--- START ---

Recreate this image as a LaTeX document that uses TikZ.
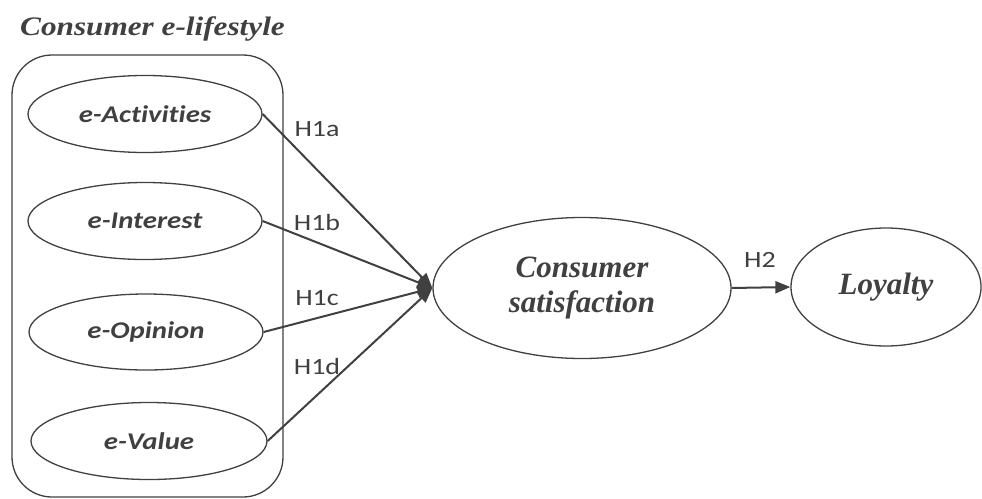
\documentclass[tikz,border=0pt]{standalone}
\usepackage{fontspec}
\setmainfont{Liberation Serif}
\newfontfamily\titlefont[FakeStretch=1.17]{Liberation Serif}
\newfontfamily\calfont[FakeStretch=1.2,Ligatures={NoCommon,NoRare,NoDiscretionary}]{Carlito}
\usetikzlibrary{shapes.geometric,arrows.meta}
\definecolor{ink}{HTML}{404040}
\tikzset{
  oval/.style={ellipse, draw=ink, line width=1.3pt, inner sep=0pt, text=ink},
  small/.style={oval, minimum width=234pt, minimum height=77pt,
    font=\calfont\bfseries\itshape\fontsize{24}{28}\selectfont},
  big/.style={oval, font=\bfseries\itshape\fontsize{31}{35}\selectfont, align=center},
  hyp/.style={text=ink, inner sep=0pt, font=\calfont\fontsize{23.3}{26}\selectfont},
  arr/.style={draw=ink, line width=2pt, -{Triangle[length=15pt,width=12pt]}},
}
\begin{document}
\begin{tikzpicture}[x=1pt,y=-1pt]
\useasboundingbox (0,0) rectangle (982,498);
\node[text=ink, anchor=base west, inner sep=0pt, font=\titlefont\bfseries\itshape\fontsize{26.7}{30}\selectfont] (title) at (20,35) {Consumer e-lifestyle};
\draw[draw=ink, line width=1.3pt, rounded corners=40pt] (12,55) rectangle (283,497);
\node[small] (act) at (145,114) {e-Activities};
\node[small] (int) at (145,221) {e-Interest};
\node[small, minimum height=76pt] (opi) at (146,332) {e-Opinion};
\node[small, minimum width=236pt] (val) at (149,441) {e-Value};
\node[big, minimum width=298pt, minimum height=141pt] (cs) at (582,288) {Consumer\\satisfaction};
\node[big, minimum width=190pt, minimum height=118pt] (loy) at (886,287) {Loyalty};
\draw[arr] (act.east) -- (cs.west);
\draw[arr] (int.east) -- (cs.west);
\draw[arr] (opi.east) -- (cs.west);
\draw[arr] (val.east) -- (cs.west);
\draw[arr] (cs.east) -- (loy.west);
\node[hyp] (h1a) at (317,129) {H1a};
\node[hyp] (h1b) at (317,222) {H1b};
\node[hyp] (h1c) at (317,298) {H1c};
\node[hyp] (h1d) at (317,366) {H1d};
\node[hyp] (h2) at (760,260) {H2};
\end{tikzpicture}
\end{document}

--- END ---

The data should be printed again unchanged; leave its pictures out.

* **Result for this task**:
Recreate this image as a LaTeX document that uses TikZ.
\documentclass[tikz,border=0pt]{standalone}
\usepackage{fontspec}
\setmainfont{Liberation Serif}
\newfontfamily\titlefont[FakeStretch=1.17]{Liberation Serif}
\newfontfamily\calfont[FakeStretch=1.2,Ligatures={NoCommon,NoRare,NoDiscretionary}]{Carlito}
\usetikzlibrary{shapes.geometric,arrows.meta}
\definecolor{ink}{HTML}{404040}
\tikzset{
  oval/.style={ellipse, draw=ink, line width=1.3pt, inner sep=0pt, text=ink},
  small/.style={oval, minimum width=234pt, minimum height=77pt,
    font=\calfont\bfseries\itshape\fontsize{24}{28}\selectfont},
  big/.style={oval, font=\bfseries\itshape\fontsize{31}{35}\selectfont, align=center},
  hyp/.style={text=ink, inner sep=0pt, font=\calfont\fontsize{23.3}{26}\selectfont},
  arr/.style={draw=ink, line width=2pt, -{Triangle[length=15pt,width=12pt]}},
}
\begin{document}
\begin{tikzpicture}[x=1pt,y=-1pt]
\useasboundingbox (0,0) rectangle (982,498);
\node[text=ink, anchor=base west, inner sep=0pt, font=\titlefont\bfseries\itshape\fontsize{26.7}{30}\selectfont] (title) at (20,35) {Consumer e-lifestyle};
\draw[draw=ink, line width=1.3pt, rounded corners=40pt] (12,55) rectangle (283,497);
\node[small] (act) at (145,114) {e-Activities};
\node[small] (int) at (145,221) {e-Interest};
\node[small, minimum height=76pt] (opi) at (146,332) {e-Opinion};
\node[small, minimum width=236pt] (val) at (149,441) {e-Value};
\node[big, minimum width=298pt, minimum height=141pt] (cs) at (582,288) {Consumer\\satisfaction};
\node[big, minimum width=190pt, minimum height=118pt] (loy) at (886,287) {Loyalty};
\draw[arr] (act.east) -- (cs.west);
\draw[arr] (int.east) -- (cs.west);
\draw[arr] (opi.east) -- (cs.west);
\draw[arr] (val.east) -- (cs.west);
\draw[arr] (cs.east) -- (loy.west);
\node[hyp] (h1a) at (317,129) {H1a};
\node[hyp] (h1b) at (317,222) {H1b};
\node[hyp] (h1c) at (317,298) {H1c};
\node[hyp] (h1d) at (317,366) {H1d};
\node[hyp] (h2) at (760,260) {H2};
\end{tikzpicture}
\end{document}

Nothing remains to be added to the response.